[EXCERPTED DATA]:

%%

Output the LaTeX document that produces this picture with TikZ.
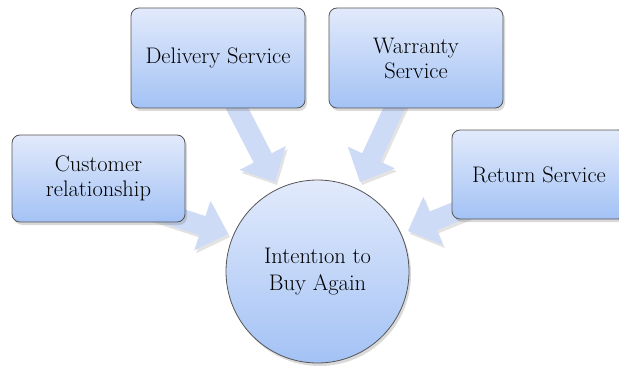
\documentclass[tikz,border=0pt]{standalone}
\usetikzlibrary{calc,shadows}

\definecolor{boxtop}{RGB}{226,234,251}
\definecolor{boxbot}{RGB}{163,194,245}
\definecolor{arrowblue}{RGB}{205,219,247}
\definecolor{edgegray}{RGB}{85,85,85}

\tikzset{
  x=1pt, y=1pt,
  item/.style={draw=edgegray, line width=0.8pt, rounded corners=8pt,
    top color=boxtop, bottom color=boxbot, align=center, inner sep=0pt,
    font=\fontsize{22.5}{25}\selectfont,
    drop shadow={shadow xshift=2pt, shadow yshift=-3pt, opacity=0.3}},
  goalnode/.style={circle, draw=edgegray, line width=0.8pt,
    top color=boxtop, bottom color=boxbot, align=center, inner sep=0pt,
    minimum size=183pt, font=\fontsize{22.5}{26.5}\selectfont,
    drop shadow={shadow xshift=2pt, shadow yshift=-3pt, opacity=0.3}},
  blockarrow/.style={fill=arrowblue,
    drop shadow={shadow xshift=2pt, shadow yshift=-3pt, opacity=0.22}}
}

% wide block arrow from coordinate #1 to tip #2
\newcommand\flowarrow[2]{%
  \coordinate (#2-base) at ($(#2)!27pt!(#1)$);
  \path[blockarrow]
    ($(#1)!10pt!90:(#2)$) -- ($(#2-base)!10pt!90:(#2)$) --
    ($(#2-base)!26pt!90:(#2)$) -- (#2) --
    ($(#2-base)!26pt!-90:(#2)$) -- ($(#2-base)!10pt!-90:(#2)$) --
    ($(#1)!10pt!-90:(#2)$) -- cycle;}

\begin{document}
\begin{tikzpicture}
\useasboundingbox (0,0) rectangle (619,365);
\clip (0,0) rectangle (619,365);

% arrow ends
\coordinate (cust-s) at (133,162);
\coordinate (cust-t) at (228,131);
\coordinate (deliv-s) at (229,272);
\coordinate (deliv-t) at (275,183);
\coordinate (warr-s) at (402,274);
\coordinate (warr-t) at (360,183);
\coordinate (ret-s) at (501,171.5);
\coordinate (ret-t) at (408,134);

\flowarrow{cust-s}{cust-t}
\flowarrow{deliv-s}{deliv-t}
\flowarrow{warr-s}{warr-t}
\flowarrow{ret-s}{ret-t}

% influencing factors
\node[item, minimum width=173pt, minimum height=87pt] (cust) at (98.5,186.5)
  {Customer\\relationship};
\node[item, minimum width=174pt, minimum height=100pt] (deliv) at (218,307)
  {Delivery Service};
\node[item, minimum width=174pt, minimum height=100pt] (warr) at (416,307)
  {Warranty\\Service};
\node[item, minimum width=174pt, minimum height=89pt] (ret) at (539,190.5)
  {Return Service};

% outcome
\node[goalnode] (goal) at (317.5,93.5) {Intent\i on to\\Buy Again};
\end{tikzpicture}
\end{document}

%%
%%

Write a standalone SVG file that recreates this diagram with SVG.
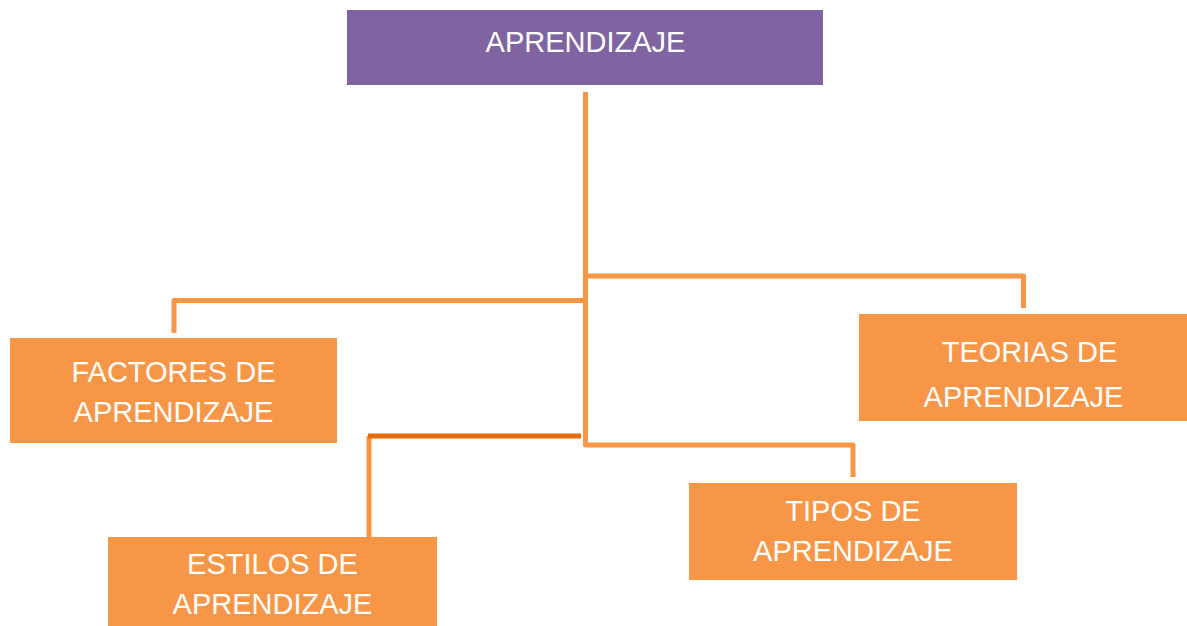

%%

[PROBLEM TO WORK ON]: Your task is to list each line of the records with the word "that".

[RESULT BELOW]:
Output the LaTeX document that produces this picture with TikZ.
Write a standalone SVG file that recreates this diagram with SVG.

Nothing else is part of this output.